After England World Cup winner Steve Thompson revealed that he had been diagnosed with early-onset dementia at the age of 42, Rugby authorities have been told they must make sweeping changes to the game.
A group of eight Test players intend launching a legal action against World Rugby, the Rugby Football Union, and the Welsh Rugby Union, for negligence in failing to protect them from the risks of concussions. Alongside Thompson, who has no memory of winning the 2003 World Cup, Alix Popham, the former Wales back row, and Michael Lipman, the former England flanker, have also been named in the group, all of whom have been diagnosed with early-onset dementia and probable chronic traumatic encephalopathy (CTE). This is a neurodegenerative disease previously known as punch-drunk syndrome. All are under the age of 45 and believe their dementia is a result of repeated blows to the head.

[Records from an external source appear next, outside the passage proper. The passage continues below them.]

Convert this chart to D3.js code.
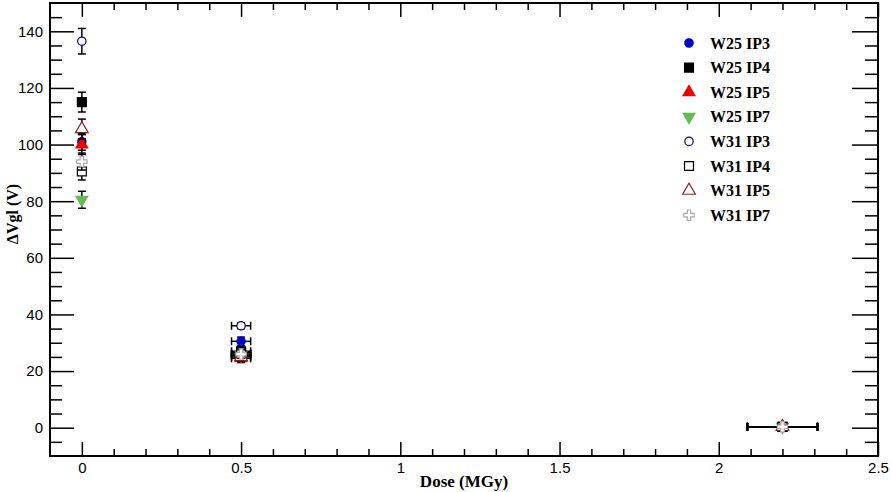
<!DOCTYPE html>
<html><head><meta charset="utf-8">
<script src="https://cdn.jsdelivr.net/npm/d3@7"></script>
<style>body{margin:0;background:#fff}svg{display:block}</style>
</head><body>
<script>
// ---- data ----
const doses = [0, 0.5, 2.2];
const doseErr = [0, 0.03, 0.11];
const seriesNames = ["W25 IP3","W25 IP4","W25 IP5","W25 IP7","W31 IP3","W31 IP4","W31 IP5","W31 IP7"];
const w25ip3 = [101, 30.5, 0.3],  w25ip3Err = [3, 1.5, 0.5];
const w25ip4 = [115, 27, 0.3],    w25ip4Err = [3.5, 1.5, 0.5];
const w25ip5 = [100, 24.5, 0.3],  w25ip5Err = [3.5, 1.5, 0.5];
const w25ip7 = [80.5, 25.5, 0.3], w25ip7Err = [3, 1.5, 0.5];
const w31ip3 = [136.5, 36, 0.3],  w31ip3Err = [4.5, 1, 0.5];
const w31ip4 = [90.5, 26.5, 0.3], w31ip4Err = [3, 1.5, 0.5];
const w31ip5 = [105.5, 25, 0.3],  w31ip5Err = [3.5, 1.5, 0.5];
const w31ip7 = [94, 26, 0.3],     w31ip7Err = [3, 1.5, 0.5];
const xTicks = [0, 0.5, 1, 1.5, 2, 2.5];
const yTicks = [0, 20, 40, 60, 80, 100, 120, 140];

const values = [w25ip3,w25ip4,w25ip5,w25ip7,w31ip3,w31ip4,w31ip5,w31ip7];
const errs = [w25ip3Err,w25ip4Err,w25ip5Err,w25ip7Err,w31ip3Err,w31ip4Err,w31ip5Err,w31ip7Err];
const styles = [
  {type:d3.symbolCircle, size:55, fill:"#0000cc", stroke:"#0000cc", rot:0},
  {type:d3.symbolSquare, size:80, fill:"#000", stroke:"#000", rot:0},
  {type:d3.symbolTriangle, size:60, fill:"#ee0000", stroke:"#ee0000", rot:0},
  {type:d3.symbolTriangle, size:60, fill:"#66bb55", stroke:"#66bb55", rot:180},
  {type:d3.symbolCircle, size:55, fill:"#fff", stroke:"#000080", rot:0},
  {type:d3.symbolSquare, size:80, fill:"#fff", stroke:"#000", rot:0},
  {type:d3.symbolTriangle, size:70, fill:"#fff", stroke:"#8b2020", rot:0},
  {type:d3.symbolCross, size:60, fill:"#fff", stroke:"#aaa", rot:0}
];

const W = 892, H = 492;
const m = {l:50, r:14, t:3, b:36};
const svg = d3.select("body").append("svg").attr("width",W).attr("height",H);
const x = d3.scaleLinear().domain([-0.1, 2.5]).range([m.l, W-m.r]);
const y = d3.scaleLinear().domain([-10, 150]).range([H-m.b, m.t]);

const xMinor = d3.range(0, 2.51, 0.1).map(v=>+v.toFixed(2)).filter(v=>!xTicks.includes(v));
const yMinor = d3.range(-5, 150, 5).filter(v=>!yTicks.includes(v));

function styleAxis(g){ g.select(".domain").remove(); g.selectAll("line").attr("stroke","#000").attr("stroke-width",1.5); }
const tickFont = "'Liberation Sans', Arial, sans-serif";

// bottom
svg.append("g").attr("transform",`translate(0,${y(-10)})`)
  .call(d3.axisBottom(x).tickValues(xTicks).tickSize(-14).tickPadding(6).tickFormat(d3.format("~g")))
  .call(styleAxis).call(g=>g.selectAll("text").attr("font-family",tickFont).attr("font-size",15).attr("fill","#000"));
svg.append("g").attr("transform",`translate(0,${y(-10)})`)
  .call(d3.axisBottom(x).tickValues(xMinor).tickSize(-7).tickFormat("")).call(styleAxis);
// top
svg.append("g").attr("transform",`translate(0,${y(150)})`)
  .call(d3.axisTop(x).tickValues(xTicks).tickSize(-14).tickFormat("")).call(styleAxis);
svg.append("g").attr("transform",`translate(0,${y(150)})`)
  .call(d3.axisTop(x).tickValues(xMinor).tickSize(-7).tickFormat("")).call(styleAxis);
// left
svg.append("g").attr("transform",`translate(${x(-0.1)},0)`)
  .call(d3.axisLeft(y).tickValues(yTicks).tickSize(-24).tickPadding(7))
  .call(styleAxis).call(g=>g.selectAll("text").attr("font-family",tickFont).attr("font-size",15).attr("fill","#000"));
svg.append("g").attr("transform",`translate(${x(-0.1)},0)`)
  .call(d3.axisLeft(y).tickValues(yMinor).tickSize(-12).tickFormat("")).call(styleAxis);
// right
svg.append("g").attr("transform",`translate(${x(2.5)},0)`)
  .call(d3.axisRight(y).tickValues(yTicks).tickSize(-26).tickFormat("")).call(styleAxis);
svg.append("g").attr("transform",`translate(${x(2.5)},0)`)
  .call(d3.axisRight(y).tickValues(yMinor).tickSize(-13).tickFormat("")).call(styleAxis);

// frame
svg.append("rect").attr("x",x(-0.1)).attr("y",y(150)).attr("width",x(2.5)-x(-0.1)).attr("height",y(-10)-y(150))
  .attr("fill","none").attr("stroke","#000").attr("stroke-width",2);

// axis titles
const serif = "'Liberation Serif', 'Times New Roman', serif";
svg.append("text").attr("x",(x(-0.1)+x(2.5))/2).attr("y",487).attr("text-anchor","middle")
  .attr("font-family",serif).attr("font-weight","bold").attr("font-size",17).text("Dose (MGy)");
svg.append("text").attr("transform","translate(18,214) rotate(-90)").attr("text-anchor","middle")
  .attr("font-family",serif).attr("font-weight","bold").attr("font-size",16).text("ΔVgl (V)");

// data
const cap = 4;
values.forEach((vals, si)=>{
  const st = styles[si];
  const g = svg.append("g");
  vals.forEach((v, i)=>{
    const cx = x(doses[i]), cy = y(v);
    const e = errs[si][i], xe = doseErr[i];
    const eg = g.append("g").attr("stroke","#000").attr("stroke-width",1.5);
    if (e > 0.8) {
      eg.append("line").attr("x1",cx).attr("x2",cx).attr("y1",y(v-e)).attr("y2",y(v+e));
      eg.append("line").attr("x1",cx-cap).attr("x2",cx+cap).attr("y1",y(v+e)).attr("y2",y(v+e));
      eg.append("line").attr("x1",cx-cap).attr("x2",cx+cap).attr("y1",y(v-e)).attr("y2",y(v-e));
    }
    if (xe > 0) {
      eg.append("line").attr("x1",x(doses[i]-xe)).attr("x2",x(doses[i]+xe)).attr("y1",cy).attr("y2",cy);
      eg.append("line").attr("x1",x(doses[i]-xe)).attr("x2",x(doses[i]-xe)).attr("y1",cy-cap).attr("y2",cy+cap);
      eg.append("line").attr("x1",x(doses[i]+xe)).attr("x2",x(doses[i]+xe)).attr("y1",cy-cap).attr("y2",cy+cap);
    }
    g.append("path").attr("d", d3.symbol().type(st.type).size(st.size)())
      .attr("transform",`translate(${cx},${cy}) rotate(${st.rot})`)
      .attr("fill",st.fill).attr("stroke",st.stroke).attr("stroke-width",1.2);
  });
});

// legend
const leg = svg.append("g");
seriesNames.forEach((name, i)=>{
  const st = styles[i];
  const ly = 43 + i*24.6;
  leg.append("path").attr("d", d3.symbol().type(st.type).size(st.size)())
    .attr("transform",`translate(689,${ly}) rotate(${st.rot})`)
    .attr("fill",st.fill).attr("stroke",st.stroke).attr("stroke-width",1.2);
  leg.append("text").attr("x",710).attr("y",ly+5.5).attr("font-family",serif).attr("font-weight","bold")
    .attr("font-size",16).text(name);
});
</script>
</body></html>
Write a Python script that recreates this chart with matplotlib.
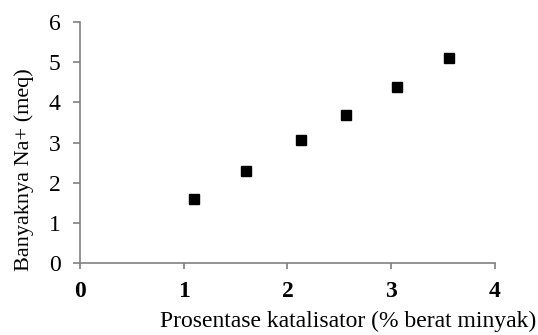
import matplotlib.pyplot as plt

plt.rcParams['font.family'] = ['Liberation Serif', 'DejaVu Serif']

# data
katalisator = [1.1, 1.6, 2.13, 2.56, 3.06, 3.56]
na_meq = [1.60, 2.30, 3.07, 3.68, 4.39, 5.10]
x_ticks = [0, 1, 2, 3, 4]
y_ticks = [0, 1, 2, 3, 4, 5, 6]

fig = plt.figure(figsize=(5.38, 3.35), dpi=100)
ax = fig.add_axes([0.1487, 0.2149, 0.7713, 0.7194])

ax.plot(katalisator, na_meq, linestyle='none', marker='s', markersize=7.5,
        color='black')

ax.set_xlim(0, 4)
ax.set_ylim(0, 6)
ax.set_xticks(x_ticks)
ax.set_yticks(y_ticks)
ax.set_xticklabels([str(v) for v in x_ticks], fontweight='bold', fontsize=17)
ax.set_yticklabels([str(v) for v in y_ticks], fontsize=17)

for side in ['top', 'right']:
    ax.spines[side].set_visible(False)
for side in ['left', 'bottom']:
    ax.spines[side].set_color('#808080')
    ax.spines[side].set_linewidth(1.2)
ax.tick_params(axis='both', colors='#808080', labelcolor='black', width=1.2)
ax.tick_params(axis='x', length=4, pad=9)
ax.tick_params(axis='y', length=5, pad=9)

fig.text(0.996, 0.042, 'Prosentase katalisator (% berat minyak)', ha='right',
         va='center', fontsize=17)
fig.text(0.045, 0.4925, 'Banyaknya Na+ (meq)', ha='center', va='center',
         rotation=90, fontsize=16)

fig.savefig('out.png', dpi=100)
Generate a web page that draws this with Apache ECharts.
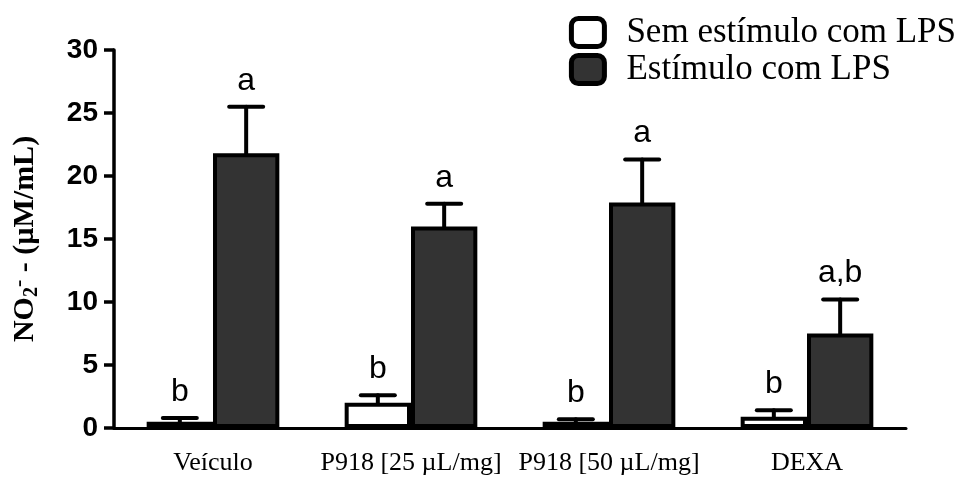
<!DOCTYPE html>
<html>
<head>
<meta charset="utf-8">
<script src="https://cdn.jsdelivr.net/npm/echarts@6/dist/echarts.min.js"></script>
<style>
  html, body { margin: 0; padding: 0; background: #fff; }
  #chart { width: 965px; height: 479px; }
</style>
</head>
<body>
<div id="chart"></div>
<script>
// dados
var categories = ['Veículo', 'P918 [25 µL/mg]', 'P918 [50 µL/mg]', 'DEXA']
var semLps = [0.5, 2.0, 0.5, 0.9]
var semLpsErr = [0.3, 0.6, 0.2, 0.5]
var semLpsLetters = ['b', 'b', 'b', 'b']
var comLps = [21.8, 16.0, 17.9, 7.5]
var comLpsErr = [3.7, 1.8, 3.4, 2.7]
var comLpsLetters = ['a', 'a', 'a', 'a,b']
var yTicks = [0, 5, 10, 15, 20, 25, 30]

var catGap = 0.33

function errorSeries (name, values, errs, letters, side) {
  return {
    name: name + '_err',
    type: 'custom',
    z: 10,
    silent: true,
    data: values.map(function (v, i) { return [i, v, v + errs[i], letters[i]] }),
    renderItem: function (params, api) {
      var band = api.size([1, 0])[0]
      var barW = band * (1 - catGap) / 2
      var base = api.coord([api.value(0), api.value(1)])
      var top = api.coord([api.value(0), api.value(2)])
      var x = base[0] + side * barW / 2
      var capHalf = 17
      var style = { stroke: '#000', lineWidth: 4, lineCap: 'round' }
      return {
        type: 'group',
        children: [
          { type: 'line', shape: { x1: x, y1: base[1], x2: x, y2: top[1] }, style: style },
          { type: 'line', shape: { x1: x - capHalf, y1: top[1], x2: x + capHalf, y2: top[1] }, style: style },
          {
            type: 'text',
            x: x,
            y: top[1] - 10,
            style: {
              text: api.value(3),
              fill: '#000',
              font: '32px "Liberation Sans", Arial, sans-serif',
              textAlign: 'center',
              textVerticalAlign: 'bottom'
            }
          }
        ]
      }
    }
  }
}

var myChart = echarts.init(document.getElementById('chart'))
var option = {
  animation: false,
  grid: { left: 114, right: 59, top: 50, bottom: 51, containLabel: false },
  legend: {
    orient: 'vertical',
    right: 4,
    top: 10,
    itemWidth: 33,
    itemHeight: 28,
    itemGap: 2,
    icon: 'roundRect',
    data: ['Sem estímulo com LPS', 'Estímulo com LPS'],
    itemStyle: { borderColor: '#000', borderWidth: 5 },
    textStyle: {
      fontFamily: '"Liberation Serif", "Times New Roman", serif',
      fontSize: 35,
      color: '#000',
      padding: [0, 0, 0, 17]
    }
  },
  xAxis: {
    type: 'category',
    data: categories,
    axisTick: { show: false },
    axisLine: { lineStyle: { color: '#000', width: 3 } },
    axisLabel: {
      interval: 0,
      margin: 22,
      color: '#000',
      fontSize: 26,
      fontFamily: '"Liberation Serif", "Times New Roman", serif'
    }
  },
  yAxis: {
    type: 'value',
    min: yTicks[0],
    max: yTicks[yTicks.length - 1],
    interval: 5,
    splitLine: { show: false },
    axisLine: { show: true, lineStyle: { color: '#000', width: 3.5 } },
    axisTick: { show: true, length: 10, lineStyle: { color: '#000', width: 3.5 } },
    axisLabel: {
      margin: 16,
      color: '#000',
      fontSize: 28,
      fontWeight: 'bold',
      fontFamily: '"Liberation Sans", Arial, sans-serif'
    },
    name: 'NO{sub|2}{sup|-} - (µM/mL)',
    nameLocation: 'middle',
    nameGap: 72,
    nameRotate: 90,
    nameTextStyle: {
      color: '#000',
      fontSize: 30,
      fontWeight: 'bold',
      fontFamily: '"Liberation Serif", "Times New Roman", serif',
      rich: {
        sub: { fontSize: 20, fontWeight: 'bold', fontFamily: '"Liberation Serif", serif', verticalAlign: 'bottom', padding: [12, 0, 0, 0] },
        sup: { fontSize: 22, fontWeight: 'bold', fontFamily: '"Liberation Serif", serif', verticalAlign: 'top', padding: [0, 0, 12, 0] }
      }
    }
  },
  series: [
    {
      name: 'Sem estímulo com LPS',
      type: 'bar',
      data: semLps,
      barGap: '0%',
      barCategoryGap: (catGap * 100) + '%',
      itemStyle: { color: '#ffffff', borderColor: '#000', borderWidth: 4 }
    },
    {
      name: 'Estímulo com LPS',
      type: 'bar',
      data: comLps,
      barGap: '0%',
      barCategoryGap: (catGap * 100) + '%',
      itemStyle: { color: '#333333', borderColor: '#000', borderWidth: 4 }
    },
    errorSeries('Sem estímulo com LPS', semLps, semLpsErr, semLpsLetters, -1),
    errorSeries('Estímulo com LPS', comLps, comLpsErr, comLpsLetters, 1)
  ]
}
myChart.setOption(option)
</script>
</body>
</html>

Richard Boardman, a solicitor representing the eight claimants, claims that rugby has been in denial about its dementia problem. They are expected to argue that rugby should have been aware of the links between repeated head injuries and long-term neurodegenerative diseases. “We know that senior figures in the game have been discussing the issue of head injuries since at least 1975,” Boardman said.
He further commented that, “Yet, inexplicably, the game’s approach to concussion seems to have become less progressive in the professional era, as evidenced by the three-week mandatory break following a concussion being reduced to just six days in 2011. Whilst health and safety has moved in the wrong direction, the professional game has become a game with increasing collisions as players get heavier, stronger and faster.”
While these are the test cases, this could lead to a larger group legal action involving more than 100 players aged from 25 to 55, who are also displaying symptoms that suggest possible dementia. The lawyers claim certain symptoms, such as depression, considerable memory loss, loss of temper and suicide attempts, are being seen in dozens of players which they say represent a “ticking time bomb”. In the test cases alone, lawyers are seeking millions in damages for the physical ailments that the players are suffering, their potential loss of employment opportunities, and the cost of future care. The group’s 15 “commandments” to rugby’s authorities include acknowledging the link between playing the game and CTE, as well as limiting contact training and reducing the number of replacements.
Popham, 41, was part of Wales’ 2008 Grand Slam-winning team and was diagnosed with traumatic brain injury, early onset dementia and probable CTE in April. His wife, Mel, can no longer leave him to look after their two-year-old daughter. He has stated, “I had a great career and willingly gave my heart, body and soul to rugby. I just didn’t know I was giving my mind too.”
Neither RFU nor World Rugby have received any legal approach yet, but they have defended their approach to concussion. A statement by World Rugby said, “While not commenting on speculation, World Rugby takes player safety very seriously and implements injury prevention, management, education strategies based on the latest available knowledge, research and evidence.”